Disgorgement means forcing someone to give up ill-gotten gains. It’s not a magical fix for victims, but it is the legal equivalent of taking the stolen lunch money back out of the pocket of the kid who ran the cafeteria racket.

There’s also a separate bankruptcy wrinkle that adds another layer to the allegations. Fuller was reportedly denied discharge of more than $12.5 million in debt after allegedly admitting that Privvy Investments operated as a Ponzi scheme and that he fabricated business documents. “Denied discharge” means the debt does not get wiped away in bankruptcy, which is a big deal because it suggests the court found the circumstances too tainted for a clean slate.

That matters because it separates a failed venture from a deliberate con. Plenty of crypto projects flame out. Markets are brutal, leverage is unforgiving, and bad trades happen every day. But when money is allegedly redirected into homes, gambling, travel, vehicles, and payouts to earlier investors while fake documents are used to keep the illusion intact, the “oops, bad strategy” defense starts looking like a clown suit.

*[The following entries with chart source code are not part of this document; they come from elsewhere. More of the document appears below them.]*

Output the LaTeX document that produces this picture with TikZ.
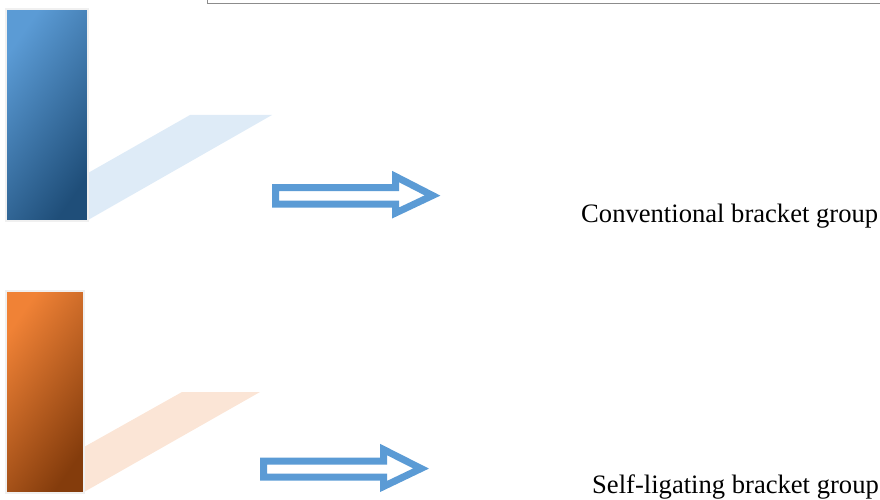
\documentclass[tikz,border=0pt]{standalone}
\usepackage{fontspec}
\setmainfont{Liberation Serif}
\definecolor{barblue}{HTML}{5B9BD5}
\definecolor{bardarkblue}{HTML}{1F4E79}
\definecolor{barorange}{HTML}{F08236}
\definecolor{bardarkorange}{HTML}{843C0C}
\definecolor{shadowblue}{HTML}{DEEBF7}
\definecolor{shadoworange}{HTML}{FBE5D6}
\definecolor{framegray}{HTML}{8C8C8C}
\tikzstyle{bar} = [draw=black!6,line width=2pt,inner sep=0pt]
\tikzstyle{outline arrow} = [draw=barblue,fill=white,line width=7pt,line join=miter]
\tikzstyle{group} = [font=\fontsize{26.6}{32}\selectfont,inner sep=0pt,anchor=base west]

\begin{document}
\begin{tikzpicture}[x=1pt,y=-1pt]
        \useasboundingbox (0,0) rectangle (880,500);
        % frame of the box above
        \draw[framegray, line width=1.3pt] (207.5,-10) -- (207.5,3.5) -- (890,3.5);

        % shadows
        \fill[shadowblue] (88,173) -- (190,115) -- (272,115) -- (88,220) -- cycle;
        \fill[shadoworange] (84,447) -- (182,392) -- (260,392) -- (84,492) -- cycle;

        % bars
        \node[bar, top color=barblue, bottom color=bardarkblue, shading angle=55, minimum width=82pt, minimum height=212pt] at (47.3,115) (conv bar) {};
        \node[bar, top color=barorange, bottom color=bardarkorange, shading angle=55, minimum width=78pt, minimum height=202pt] at (45.3,391.7) (self bar) {};

        % arrows
        \draw[outline arrow] (275.5,187.5) -- (395.5,187.5) -- (395.5,176.5) -- (432.5,195.5)
            -- (395.5,213) -- (395.5,204) -- (275.5,204) -- cycle;
        \draw[outline arrow] (263.5,461) -- (383.5,461) -- (383.5,449.5) -- (421,468.5)
            -- (383.5,486.5) -- (383.5,477) -- (263.5,477) -- cycle;

        % labels
        \node[group] at (581,222) (conv) {Conventional bracket group};
        \node[group] at (592,493) (self) {Self-ligating bracket group};
\end{tikzpicture}
\end{document}
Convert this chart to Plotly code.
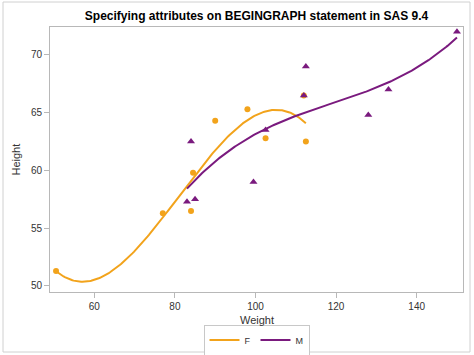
import numpy as np
import plotly.graph_objects as go

# SASHELP.CLASS data
f_weight = [84.0, 98.0, 102.5, 84.5, 112.5, 50.5, 90.0, 77.0, 112.0]
f_height = [56.5, 65.3, 62.8, 59.8, 62.5, 51.3, 64.3, 56.3, 66.5]
m_weight = [112.5, 102.5, 83.0, 84.0, 99.5, 150.0, 128.0, 133.0, 85.0, 112.0]
m_height = [69.0, 63.5, 57.3, 62.5, 59.0, 72.0, 64.8, 67.0, 57.5, 66.5]

x_ticks = [60, 80, 100, 120, 140]
y_ticks = [50, 55, 60, 65, 70]

ORANGE = "#F2A31B"
PURPLE = "#7A1A7E"


def cubic_fit(x, y):
    coef = np.polyfit(x, y, 3)
    xs = np.linspace(min(x), max(x), 200)
    return xs, np.polyval(coef, xs)


fig = go.Figure()

fx, fy = cubic_fit(f_weight, f_height)
mx, my = cubic_fit(m_weight, m_height)

fig.add_trace(go.Scatter(x=fx, y=fy, mode="lines", name="F",
                         line=dict(color=ORANGE, width=2)))
fig.add_trace(go.Scatter(x=mx, y=my, mode="lines", name="M",
                         line=dict(color=PURPLE, width=2)))
fig.add_trace(go.Scatter(x=f_weight, y=f_height, mode="markers", showlegend=False,
                         marker=dict(symbol="circle", size=6, color=ORANGE)))
fig.add_trace(go.Scatter(x=m_weight, y=m_height, mode="markers", showlegend=False,
                         marker=dict(symbol="triangle-up", size=7, color=PURPLE)))

axis_common = dict(showgrid=False, zeroline=False, showline=True, mirror=True,
                   linecolor="#B8B8B8", linewidth=1, ticks="outside", ticklen=5,
                   tickcolor="#B8B8B8", tickfont=dict(size=10, color="#333333"))

fig.update_xaxes(range=[49, 151.5], tickvals=x_ticks, automargin=False, **axis_common)
fig.update_yaxes(range=[49.48, 72.42], tickvals=y_ticks, automargin=False, **axis_common)

fig.add_annotation(text="Weight", xref="paper", yref="paper", x=0.5, y=-28 / 265,
                   xanchor="center", yanchor="middle", showarrow=False,
                   font=dict(size=11, color="#333333"))
fig.add_annotation(text="Height", xref="paper", yref="paper", x=-35 / 413, y=0.5,
                   xanchor="center", yanchor="middle", showarrow=False, textangle=-90,
                   font=dict(size=11, color="#333333"))

fig.add_shape(type="rect", xref="paper", yref="paper",
              x0=-47 / 413, x1=1 + 7 / 413, y0=-60 / 265, y1=1 + 25 / 265,
              line=dict(color="#D0D0D0", width=1), fillcolor="rgba(0,0,0,0)", layer="below")

fig.update_layout(
    width=474, height=355,
    margin=dict(l=50, r=11, t=27, b=63),
    paper_bgcolor="white", plot_bgcolor="white",
    font=dict(family="Liberation Sans, Arial, sans-serif", color="#333333"),
    title=dict(text="<b>Specifying attributes on BEGINGRAPH statement in SAS 9.4</b>",
               x=0.5, xref="paper", xanchor="center", y=1 - 16 / 355, yanchor="middle",
               font=dict(size=12, color="#000000")),
    legend=dict(orientation="h", x=0.5, xanchor="center", xref="paper",
                y=1 - 340 / 355, yanchor="middle", yref="container",
                bordercolor="#C8C8C8", borderwidth=1, bgcolor="white",
                font=dict(size=9, color="#333333"), itemwidth=30,
                tracegroupgap=0),
    showlegend=True,
)

fig.write_html("out.html", config={"displayModeBar": False},
               post_script="document.body.style.margin='0';document.body.style.overflow='hidden';")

The broader lesson here is painfully familiar. Crypto, AI, and automation are powerful tools, and they can absolutely be used to build legitimate businesses. But scammers also know those terms trigger excitement, greed, and a fear of missing out. Throw in “guaranteed returns,” and the alarm bells should be deafening.

For anyone new to the space, this is the simplest rule that never goes out of style: if someone promises easy, fast, high returns with no real risk, you are probably being sold a fantasy. In traditional finance and in crypto, the math still wins eventually. And the math here, according to the SEC, was a total fabrication.

Key questions and takeaways

  • What is Nathan Fuller accused of?
    He is accused of running a $12.3 million crypto investment fraud built on false claims about AI trading, guaranteed returns, and investor protections.

  • How many investors were allegedly affected?
    About 150 investors were reportedly drawn into the scheme between October 2022 and mid-2024.

  • Did the advertised AI trading bots actually do the work?
    The SEC says no. The complaint says the trades were made without the advertised bots and produced no profits.

  • How much money was really used to buy cryptocurrency?
    Roughly $380,000, which is about 3% of the investor money the SEC says was raised.

  • Where did the rest of the money go?
    According to regulators, millions were allegedly spent on personal expenses, while another chunk went to earlier investors in a Ponzi-like structure.

  • Why does the AI angle matter?
    Because it appears to have been used as a credibility cloak. AI can help legitimate firms, but it also gives scammers a very convincing-sounding costume for old frauds.

  • What is the SEC seeking?
    The SEC wants injunctions, disgorgement, civil penalties, and a ban on future securities offerings.

  • What does the bankruptcy case add?
    It suggests Fuller allegedly admitted the business was a Ponzi scheme and fabricated documents, which strengthens the fraud allegations if proven.

  • What is the main lesson for investors?
    “AI-powered guaranteed returns” is usually not a breakthrough. It’s often just a louder way to say “please hand over your money and don’t ask questions.”